WORK TO DO
Print the listing in its entirety and exactly, leaving out images.

[Start DATA LINES]

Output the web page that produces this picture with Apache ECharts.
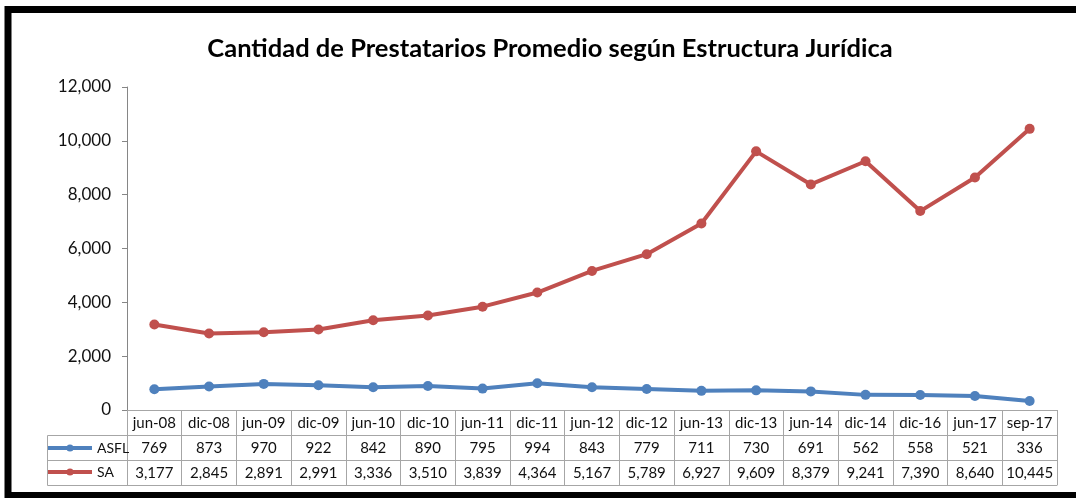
<!DOCTYPE html>
<html>
<head>
<meta charset="utf-8">
<script src="https://cdn.jsdelivr.net/npm/echarts@6/dist/echarts.min.js"></script>
<style>
	html, body { margin: 0; padding: 0; background: #fff; }
	#chart { width: 1076px; height: 498px; }
</style>
</head>
<body>
<div id="chart"></div>
<script>
var periods = ['jun-08', 'dic-08', 'jun-09', 'dic-09', 'jun-10', 'dic-10', 'jun-11', 'dic-11', 'jun-12',
	'dic-12', 'jun-13', 'dic-13', 'jun-14', 'dic-14', 'dic-16', 'jun-17', 'sep-17'];
var asfl = [769, 873, 970, 922, 842, 890, 795, 994, 843, 779, 711, 730, 691, 562, 558, 521, 336];
var sa = [3177, 2845, 2891, 2991, 3336, 3510, 3839, 4364, 5167, 5789, 6927, 9609, 8379, 9241, 7390, 8640, 10445];
var yTicks = [0, 2000, 4000, 6000, 8000, 10000, 12000];

var fontName = 'Lato';
var gridLine = '#a6a6a6';

function fmt(n) {
	return n.toLocaleString('en-US');
}

// one category axis per row of the data table under the plot
function tableAxis(offset, labels, showLine) {
	return {
		type: 'category',
		position: 'bottom',
		offset: offset,
		data: periods,
		axisLine: {show: true, lineStyle: {color: gridLine, width: 1}},
		axisTick: {show: showLine, length: 25, lineStyle: {color: gridLine, width: 1}},
		axisLabel: {
			show: labels != null,
			interval: 0,
			margin: 6,
			color: '#111',
			fontFamily: fontName,
			fontSize: 15,
			formatter: function(v, i) { return labels ? labels[i] : ''; }
		}
	};
}

var myChart = echarts.init(document.getElementById('chart'));

var option = {
	backgroundColor: '#fff',
	animation: false,
	title: {
		text: 'Cantidad de Prestatarios Promedio según Estructura Jurídica',
		left: 545,
		textAlign: 'center',
		top: 31,
		textStyle: {
			fontFamily: fontName,
			fontSize: 25.5,
			fontWeight: 'bold',
			color: '#000'
		}
	},
	grid: {
		left: 127,
		right: 19,
		top: 87,
		bottom: 88,
		containLabel: false
	},
	legend: {
		orient: 'vertical',
		left: 46,
		top: 441,
		padding: 0,
		itemWidth: 44,
		itemHeight: 9,
		itemGap: 10,
		lineStyle: {width: 4},
		textStyle: {fontFamily: fontName, fontSize: 14, color: '#111'},
		data: ['ASFL', 'SA']
	},
	xAxis: [
		tableAxis(0, periods, true),
		tableAxis(25, asfl.map(fmt), true),
		tableAxis(50, sa.map(fmt), true),
		tableAxis(75, null, false)
	],
	yAxis: {
		type: 'value',
		min: yTicks[0],
		max: yTicks[yTicks.length - 1],
		interval: 2000,
		axisLine: {show: true, lineStyle: {color: '#868686', width: 1}},
		axisTick: {show: true, length: 5, lineStyle: {color: '#868686'}},
		splitLine: {show: false},
		axisLabel: {
			margin: 16,
			color: '#111',
			fontFamily: fontName,
			fontSize: 17,
			formatter: function(v) { return fmt(v); }
		}
	},
	graphic: [
		{
			// outer black frame (right side runs off the picture)
			type: 'rect',
			shape: {x: 8, y: 9.5, width: 1090, height: 486},
			style: {fill: 'none', stroke: '#000', lineWidth: 7},
			silent: true
		},
		{
			type: 'polyline',
			shape: {points: [[127, 435.5], [47.5, 435.5], [47.5, 485.5], [127, 485.5]]},
			style: {fill: 'none', stroke: gridLine, lineWidth: 1},
			silent: true
		},
		{
			type: 'line',
			shape: {x1: 47.5, y1: 460.5, x2: 127, y2: 460.5},
			style: {stroke: gridLine, lineWidth: 1},
			silent: true
		}
	],
	series: [
		{
			name: 'ASFL',
			type: 'line',
			data: asfl,
			symbol: 'circle',
			symbolSize: 10,
			lineStyle: {width: 4, color: '#4f81bd'},
			itemStyle: {color: '#4f81bd'}
		},
		{
			name: 'SA',
			type: 'line',
			data: sa,
			symbol: 'circle',
			symbolSize: 10,
			lineStyle: {width: 4, color: '#c0504d'},
			itemStyle: {color: '#c0504d'}
		}
	]
};

myChart.setOption(option);
</script>
</body>
</html>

[End DATA LINES]

OUTPUT BELOW
Output the web page that produces this picture with Apache ECharts.
<!DOCTYPE html>
<html>
<head>
<meta charset="utf-8">
<script src="https://cdn.jsdelivr.net/npm/echarts@6/dist/echarts.min.js"></script>
<style>
	html, body { margin: 0; padding: 0; background: #fff; }
	#chart { width: 1076px; height: 498px; }
</style>
</head>
<body>
<div id="chart"></div>
<script>
var periods = ['jun-08', 'dic-08', 'jun-09', 'dic-09', 'jun-10', 'dic-10', 'jun-11', 'dic-11', 'jun-12',
	'dic-12', 'jun-13', 'dic-13', 'jun-14', 'dic-14', 'dic-16', 'jun-17', 'sep-17'];
var asfl = [769, 873, 970, 922, 842, 890, 795, 994, 843, 779, 711, 730, 691, 562, 558, 521, 336];
var sa = [3177, 2845, 2891, 2991, 3336, 3510, 3839, 4364, 5167, 5789, 6927, 9609, 8379, 9241, 7390, 8640, 10445];
var yTicks = [0, 2000, 4000, 6000, 8000, 10000, 12000];

var fontName = 'Lato';
var gridLine = '#a6a6a6';

function fmt(n) {
	return n.toLocaleString('en-US');
}

// one category axis per row of the data table under the plot
function tableAxis(offset, labels, showLine) {
	return {
		type: 'category',
		position: 'bottom',
		offset: offset,
		data: periods,
		axisLine: {show: true, lineStyle: {color: gridLine, width: 1}},
		axisTick: {show: showLine, length: 25, lineStyle: {color: gridLine, width: 1}},
		axisLabel: {
			show: labels != null,
			interval: 0,
			margin: 6,
			color: '#111',
			fontFamily: fontName,
			fontSize: 15,
			formatter: function(v, i) { return labels ? labels[i] : ''; }
		}
	};
}

var myChart = echarts.init(document.getElementById('chart'));

var option = {
	backgroundColor: '#fff',
	animation: false,
	title: {
		text: 'Cantidad de Prestatarios Promedio según Estructura Jurídica',
		left: 545,
		textAlign: 'center',
		top: 31,
		textStyle: {
			fontFamily: fontName,
			fontSize: 25.5,
			fontWeight: 'bold',
			color: '#000'
		}
	},
	grid: {
		left: 127,
		right: 19,
		top: 87,
		bottom: 88,
		containLabel: false
	},
	legend: {
		orient: 'vertical',
		left: 46,
		top: 441,
		padding: 0,
		itemWidth: 44,
		itemHeight: 9,
		itemGap: 10,
		lineStyle: {width: 4},
		textStyle: {fontFamily: fontName, fontSize: 14, color: '#111'},
		data: ['ASFL', 'SA']
	},
	xAxis: [
		tableAxis(0, periods, true),
		tableAxis(25, asfl.map(fmt), true),
		tableAxis(50, sa.map(fmt), true),
		tableAxis(75, null, false)
	],
	yAxis: {
		type: 'value',
		min: yTicks[0],
		max: yTicks[yTicks.length - 1],
		interval: 2000,
		axisLine: {show: true, lineStyle: {color: '#868686', width: 1}},
		axisTick: {show: true, length: 5, lineStyle: {color: '#868686'}},
		splitLine: {show: false},
		axisLabel: {
			margin: 16,
			color: '#111',
			fontFamily: fontName,
			fontSize: 17,
			formatter: function(v) { return fmt(v); }
		}
	},
	graphic: [
		{
			// outer black frame (right side runs off the picture)
			type: 'rect',
			shape: {x: 8, y: 9.5, width: 1090, height: 486},
			style: {fill: 'none', stroke: '#000', lineWidth: 7},
			silent: true
		},
		{
			type: 'polyline',
			shape: {points: [[127, 435.5], [47.5, 435.5], [47.5, 485.5], [127, 485.5]]},
			style: {fill: 'none', stroke: gridLine, lineWidth: 1},
			silent: true
		},
		{
			type: 'line',
			shape: {x1: 47.5, y1: 460.5, x2: 127, y2: 460.5},
			style: {stroke: gridLine, lineWidth: 1},
			silent: true
		}
	],
	series: [
		{
			name: 'ASFL',
			type: 'line',
			data: asfl,
			symbol: 'circle',
			symbolSize: 10,
			lineStyle: {width: 4, color: '#4f81bd'},
			itemStyle: {color: '#4f81bd'}
		},
		{
			name: 'SA',
			type: 'line',
			data: sa,
			symbol: 'circle',
			symbolSize: 10,
			lineStyle: {width: 4, color: '#c0504d'},
			itemStyle: {color: '#c0504d'}
		}
	]
};

myChart.setOption(option);
</script>
</body>
</html>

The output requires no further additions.